### Goal
Each line of the material must be repeated precisely, with the pictures left out.

----- Dataset extract -----

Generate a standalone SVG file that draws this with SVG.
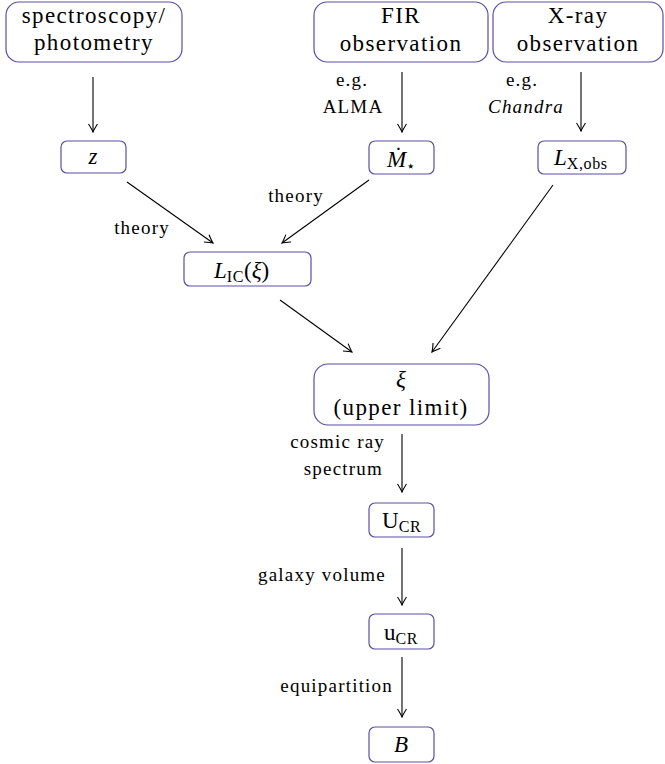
<svg xmlns="http://www.w3.org/2000/svg" width="665" height="764" viewBox="0 0 665 764" font-family="Liberation Serif, DejaVu Serif, serif">
<style>
.box{fill:#fff;stroke:#5b4fa6;stroke-width:1.2}
.edge{stroke:#000;stroke-width:1.1;fill:none}
</style>
<defs>
<marker id="ah" viewBox="-9 -5 10 10" refX="0" refY="0" markerWidth="10" markerHeight="10" markerUnits="userSpaceOnUse" orient="auto">
<path d="M-8,-4.5 Q-2.5,-1 0,0 Q-2.5,1 -8,4.5" fill="none" stroke="#000" stroke-width="1.1"/>
</marker>
</defs>
<rect width="665" height="764" fill="#fff"/>
<g id="connectors" font-family="Liberation Serif, serif">
<line class="edge" marker-end="url(#ah)" x1="93" y1="77" x2="93" y2="132"/>
<line class="edge" marker-end="url(#ah)" x1="402" y1="72" x2="402" y2="132"/>
<line class="edge" marker-end="url(#ah)" x1="581" y1="72" x2="581" y2="131"/>
<line class="edge" marker-end="url(#ah)" x1="127" y1="182" x2="213" y2="243"/>
<line class="edge" marker-end="url(#ah)" x1="369" y1="180" x2="282" y2="243"/>
<line class="edge" marker-end="url(#ah)" x1="280" y1="300" x2="352" y2="352"/>
<line class="edge" marker-end="url(#ah)" x1="553" y1="185" x2="432" y2="352"/>
<line class="edge" marker-end="url(#ah)" x1="402" y1="434" x2="402" y2="492"/>
<line class="edge" marker-end="url(#ah)" x1="402" y1="548" x2="402" y2="605"/>
<line class="edge" marker-end="url(#ah)" x1="402" y1="657" x2="402" y2="717"/>
<text style="font-family:'Liberation Serif','DejaVu Serif',serif !important;font-size:19px;letter-spacing:1.2px" x="352" y="86" text-anchor="middle">e.g.</text>
<text style="font-family:'Liberation Serif','DejaVu Serif',serif !important;font-size:19px;letter-spacing:1.2px" x="353" y="113" text-anchor="middle">ALMA</text>
<text style="font-family:'Liberation Serif','DejaVu Serif',serif !important;font-size:19px;letter-spacing:1.2px" x="522" y="86" text-anchor="middle">e.g.</text>
<text style="font-family:'Liberation Serif','DejaVu Serif',serif !important;font-size:19px;letter-spacing:1.2px;font-style:italic" x="526" y="113" text-anchor="middle">Chandra</text>
<text style="font-family:'Liberation Serif','DejaVu Serif',serif !important;font-size:19px;letter-spacing:1.2px" x="142" y="234" text-anchor="middle">theory</text>
<text style="font-family:'Liberation Serif','DejaVu Serif',serif !important;font-size:19px;letter-spacing:1.2px" x="296" y="202" text-anchor="middle">theory</text>
<text style="font-family:'Liberation Serif','DejaVu Serif',serif !important;font-size:19px;letter-spacing:1.2px" x="385" y="448" text-anchor="end">cosmic ray</text>
<text style="font-family:'Liberation Serif','DejaVu Serif',serif !important;font-size:19px;letter-spacing:1.2px" x="383" y="475" text-anchor="end">spectrum</text>
<text style="font-family:'Liberation Serif','DejaVu Serif',serif !important;font-size:19px;letter-spacing:1.2px" x="386" y="581" text-anchor="end">galaxy volume</text>
<text style="font-family:'Liberation Serif','DejaVu Serif',serif !important;font-size:19px;letter-spacing:1.2px" x="393" y="692" text-anchor="end">equipartition</text>
</g>
<g id="spectroscopy" font-family="Liberation Serif, serif">
<rect class="box" x="6" y="2" width="176" height="60" rx="13"/>
<text style="font-family:'Liberation Serif','DejaVu Serif',serif !important;font-size:23px;letter-spacing:1.4px" text-anchor="middle" x="94" y="23">spectroscopy/</text>
<text style="font-family:'Liberation Serif','DejaVu Serif',serif !important;font-size:23px;letter-spacing:1.4px" text-anchor="middle" x="94" y="50">photometry</text>
</g>
<g id="fir" font-family="Liberation Serif, serif">
<rect class="box" x="314" y="2" width="174" height="60" rx="13"/>
<text style="font-family:'Liberation Serif','DejaVu Serif',serif !important;font-size:23px;letter-spacing:1.4px" text-anchor="middle" x="401" y="23">FIR</text>
<text style="font-family:'Liberation Serif','DejaVu Serif',serif !important;font-size:23px;letter-spacing:1.4px" text-anchor="middle" x="401" y="51">observation</text>
</g>
<g id="xray" font-family="Liberation Serif, serif">
<rect class="box" x="493" y="2" width="170" height="60" rx="13"/>
<text style="font-family:'Liberation Serif','DejaVu Serif',serif !important;font-size:23px;letter-spacing:1.4px" text-anchor="middle" x="578" y="23">X-ray</text>
<text style="font-family:'Liberation Serif','DejaVu Serif',serif !important;font-size:23px;letter-spacing:1.4px" text-anchor="middle" x="578" y="51">observation</text>
</g>
<g id="z" font-family="Liberation Serif, serif">
<rect class="box" x="61" y="141" width="65" height="32" rx="6"/>
<text style="font-family:'Liberation Serif','DejaVu Serif',serif !important;font-size:23px;font-style:italic" text-anchor="middle" x="93" y="164">z</text>
</g>
<g id="mdot" font-family="Liberation Serif, serif">
<rect class="box" x="369" y="141" width="65" height="33" rx="6"/>
<text style="font-family:'Liberation Serif','DejaVu Serif',serif !important;font-size:23px" x="387" y="167"><tspan style="font-style:italic">Ṁ</tspan><tspan style="font-size:15px" dy="4">⋆</tspan></text>
</g>
<g id="lxobs" font-family="Liberation Serif, serif">
<rect class="box" x="538" y="141" width="88" height="33" rx="6"/>
<text style="font-family:'Liberation Serif','DejaVu Serif',serif !important;font-size:23px" x="554" y="165"><tspan style="font-style:italic">L</tspan><tspan style="font-size:16px;letter-spacing:0.6px" dy="4">X,obs</tspan></text>
</g>
<g id="lic" font-family="Liberation Serif, serif">
<rect class="box" x="184" y="252" width="127" height="34" rx="6"/>
<text style="font-family:'Liberation Serif','DejaVu Serif',serif !important;font-size:23px" x="214" y="278"><tspan style="font-style:italic">L</tspan><tspan style="font-size:16px;letter-spacing:0.6px" dy="4">IC</tspan><tspan dy="-4">(</tspan><tspan style="font-style:italic">ξ</tspan>)</text>
</g>
<g id="xi" font-family="Liberation Serif, serif">
<rect class="box" x="314" y="364" width="175" height="61" rx="14"/>
<text style="font-family:'Liberation Serif','DejaVu Serif',serif !important;font-size:23px;font-style:italic" text-anchor="middle" x="401" y="387">ξ</text>
<text style="font-family:'Liberation Serif','DejaVu Serif',serif !important;font-size:23px;letter-spacing:1.4px" text-anchor="middle" x="401" y="415">(upper limit)</text>
</g>
<g id="ucr_big" font-family="Liberation Serif, serif">
<rect class="box" x="369" y="503" width="65" height="34" rx="6"/>
<text style="font-family:'Liberation Serif','DejaVu Serif',serif !important;font-size:23px" x="382" y="528">U<tspan style="font-size:16px;letter-spacing:0.6px" dy="4">CR</tspan></text>
</g>
<g id="ucr_small" font-family="Liberation Serif, serif">
<rect class="box" x="369" y="614" width="65" height="35" rx="6"/>
<text style="font-family:'Liberation Serif','DejaVu Serif',serif !important;font-size:23px" x="384" y="640">u<tspan style="font-size:16px;letter-spacing:0.6px" dy="4">CR</tspan></text>
</g>
<g id="b" font-family="Liberation Serif, serif">
<rect class="box" x="369" y="727" width="65" height="35" rx="6"/>
<text style="font-family:'Liberation Serif','DejaVu Serif',serif !important;font-size:23px;font-style:italic" text-anchor="middle" x="401" y="752">B</text>
</g>
</svg>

-----

### Written response
Generate a standalone SVG file that draws this with SVG.
<svg xmlns="http://www.w3.org/2000/svg" width="665" height="764" viewBox="0 0 665 764" font-family="Liberation Serif, DejaVu Serif, serif">
<style>
.box{fill:#fff;stroke:#5b4fa6;stroke-width:1.2}
.edge{stroke:#000;stroke-width:1.1;fill:none}
</style>
<defs>
<marker id="ah" viewBox="-9 -5 10 10" refX="0" refY="0" markerWidth="10" markerHeight="10" markerUnits="userSpaceOnUse" orient="auto">
<path d="M-8,-4.5 Q-2.5,-1 0,0 Q-2.5,1 -8,4.5" fill="none" stroke="#000" stroke-width="1.1"/>
</marker>
</defs>
<rect width="665" height="764" fill="#fff"/>
<g id="connectors" font-family="Liberation Serif, serif">
<line class="edge" marker-end="url(#ah)" x1="93" y1="77" x2="93" y2="132"/>
<line class="edge" marker-end="url(#ah)" x1="402" y1="72" x2="402" y2="132"/>
<line class="edge" marker-end="url(#ah)" x1="581" y1="72" x2="581" y2="131"/>
<line class="edge" marker-end="url(#ah)" x1="127" y1="182" x2="213" y2="243"/>
<line class="edge" marker-end="url(#ah)" x1="369" y1="180" x2="282" y2="243"/>
<line class="edge" marker-end="url(#ah)" x1="280" y1="300" x2="352" y2="352"/>
<line class="edge" marker-end="url(#ah)" x1="553" y1="185" x2="432" y2="352"/>
<line class="edge" marker-end="url(#ah)" x1="402" y1="434" x2="402" y2="492"/>
<line class="edge" marker-end="url(#ah)" x1="402" y1="548" x2="402" y2="605"/>
<line class="edge" marker-end="url(#ah)" x1="402" y1="657" x2="402" y2="717"/>
<text style="font-family:'Liberation Serif','DejaVu Serif',serif !important;font-size:19px;letter-spacing:1.2px" x="352" y="86" text-anchor="middle">e.g.</text>
<text style="font-family:'Liberation Serif','DejaVu Serif',serif !important;font-size:19px;letter-spacing:1.2px" x="353" y="113" text-anchor="middle">ALMA</text>
<text style="font-family:'Liberation Serif','DejaVu Serif',serif !important;font-size:19px;letter-spacing:1.2px" x="522" y="86" text-anchor="middle">e.g.</text>
<text style="font-family:'Liberation Serif','DejaVu Serif',serif !important;font-size:19px;letter-spacing:1.2px;font-style:italic" x="526" y="113" text-anchor="middle">Chandra</text>
<text style="font-family:'Liberation Serif','DejaVu Serif',serif !important;font-size:19px;letter-spacing:1.2px" x="142" y="234" text-anchor="middle">theory</text>
<text style="font-family:'Liberation Serif','DejaVu Serif',serif !important;font-size:19px;letter-spacing:1.2px" x="296" y="202" text-anchor="middle">theory</text>
<text style="font-family:'Liberation Serif','DejaVu Serif',serif !important;font-size:19px;letter-spacing:1.2px" x="385" y="448" text-anchor="end">cosmic ray</text>
<text style="font-family:'Liberation Serif','DejaVu Serif',serif !important;font-size:19px;letter-spacing:1.2px" x="383" y="475" text-anchor="end">spectrum</text>
<text style="font-family:'Liberation Serif','DejaVu Serif',serif !important;font-size:19px;letter-spacing:1.2px" x="386" y="581" text-anchor="end">galaxy volume</text>
<text style="font-family:'Liberation Serif','DejaVu Serif',serif !important;font-size:19px;letter-spacing:1.2px" x="393" y="692" text-anchor="end">equipartition</text>
</g>
<g id="spectroscopy" font-family="Liberation Serif, serif">
<rect class="box" x="6" y="2" width="176" height="60" rx="13"/>
<text style="font-family:'Liberation Serif','DejaVu Serif',serif !important;font-size:23px;letter-spacing:1.4px" text-anchor="middle" x="94" y="23">spectroscopy/</text>
<text style="font-family:'Liberation Serif','DejaVu Serif',serif !important;font-size:23px;letter-spacing:1.4px" text-anchor="middle" x="94" y="50">photometry</text>
</g>
<g id="fir" font-family="Liberation Serif, serif">
<rect class="box" x="314" y="2" width="174" height="60" rx="13"/>
<text style="font-family:'Liberation Serif','DejaVu Serif',serif !important;font-size:23px;letter-spacing:1.4px" text-anchor="middle" x="401" y="23">FIR</text>
<text style="font-family:'Liberation Serif','DejaVu Serif',serif !important;font-size:23px;letter-spacing:1.4px" text-anchor="middle" x="401" y="51">observation</text>
</g>
<g id="xray" font-family="Liberation Serif, serif">
<rect class="box" x="493" y="2" width="170" height="60" rx="13"/>
<text style="font-family:'Liberation Serif','DejaVu Serif',serif !important;font-size:23px;letter-spacing:1.4px" text-anchor="middle" x="578" y="23">X-ray</text>
<text style="font-family:'Liberation Serif','DejaVu Serif',serif !important;font-size:23px;letter-spacing:1.4px" text-anchor="middle" x="578" y="51">observation</text>
</g>
<g id="z" font-family="Liberation Serif, serif">
<rect class="box" x="61" y="141" width="65" height="32" rx="6"/>
<text style="font-family:'Liberation Serif','DejaVu Serif',serif !important;font-size:23px;font-style:italic" text-anchor="middle" x="93" y="164">z</text>
</g>
<g id="mdot" font-family="Liberation Serif, serif">
<rect class="box" x="369" y="141" width="65" height="33" rx="6"/>
<text style="font-family:'Liberation Serif','DejaVu Serif',serif !important;font-size:23px" x="387" y="167"><tspan style="font-style:italic">Ṁ</tspan><tspan style="font-size:15px" dy="4">⋆</tspan></text>
</g>
<g id="lxobs" font-family="Liberation Serif, serif">
<rect class="box" x="538" y="141" width="88" height="33" rx="6"/>
<text style="font-family:'Liberation Serif','DejaVu Serif',serif !important;font-size:23px" x="554" y="165"><tspan style="font-style:italic">L</tspan><tspan style="font-size:16px;letter-spacing:0.6px" dy="4">X,obs</tspan></text>
</g>
<g id="lic" font-family="Liberation Serif, serif">
<rect class="box" x="184" y="252" width="127" height="34" rx="6"/>
<text style="font-family:'Liberation Serif','DejaVu Serif',serif !important;font-size:23px" x="214" y="278"><tspan style="font-style:italic">L</tspan><tspan style="font-size:16px;letter-spacing:0.6px" dy="4">IC</tspan><tspan dy="-4">(</tspan><tspan style="font-style:italic">ξ</tspan>)</text>
</g>
<g id="xi" font-family="Liberation Serif, serif">
<rect class="box" x="314" y="364" width="175" height="61" rx="14"/>
<text style="font-family:'Liberation Serif','DejaVu Serif',serif !important;font-size:23px;font-style:italic" text-anchor="middle" x="401" y="387">ξ</text>
<text style="font-family:'Liberation Serif','DejaVu Serif',serif !important;font-size:23px;letter-spacing:1.4px" text-anchor="middle" x="401" y="415">(upper limit)</text>
</g>
<g id="ucr_big" font-family="Liberation Serif, serif">
<rect class="box" x="369" y="503" width="65" height="34" rx="6"/>
<text style="font-family:'Liberation Serif','DejaVu Serif',serif !important;font-size:23px" x="382" y="528">U<tspan style="font-size:16px;letter-spacing:0.6px" dy="4">CR</tspan></text>
</g>
<g id="ucr_small" font-family="Liberation Serif, serif">
<rect class="box" x="369" y="614" width="65" height="35" rx="6"/>
<text style="font-family:'Liberation Serif','DejaVu Serif',serif !important;font-size:23px" x="384" y="640">u<tspan style="font-size:16px;letter-spacing:0.6px" dy="4">CR</tspan></text>
</g>
<g id="b" font-family="Liberation Serif, serif">
<rect class="box" x="369" y="727" width="65" height="35" rx="6"/>
<text style="font-family:'Liberation Serif','DejaVu Serif',serif !important;font-size:23px;font-style:italic" text-anchor="middle" x="401" y="752">B</text>
</g>
</svg>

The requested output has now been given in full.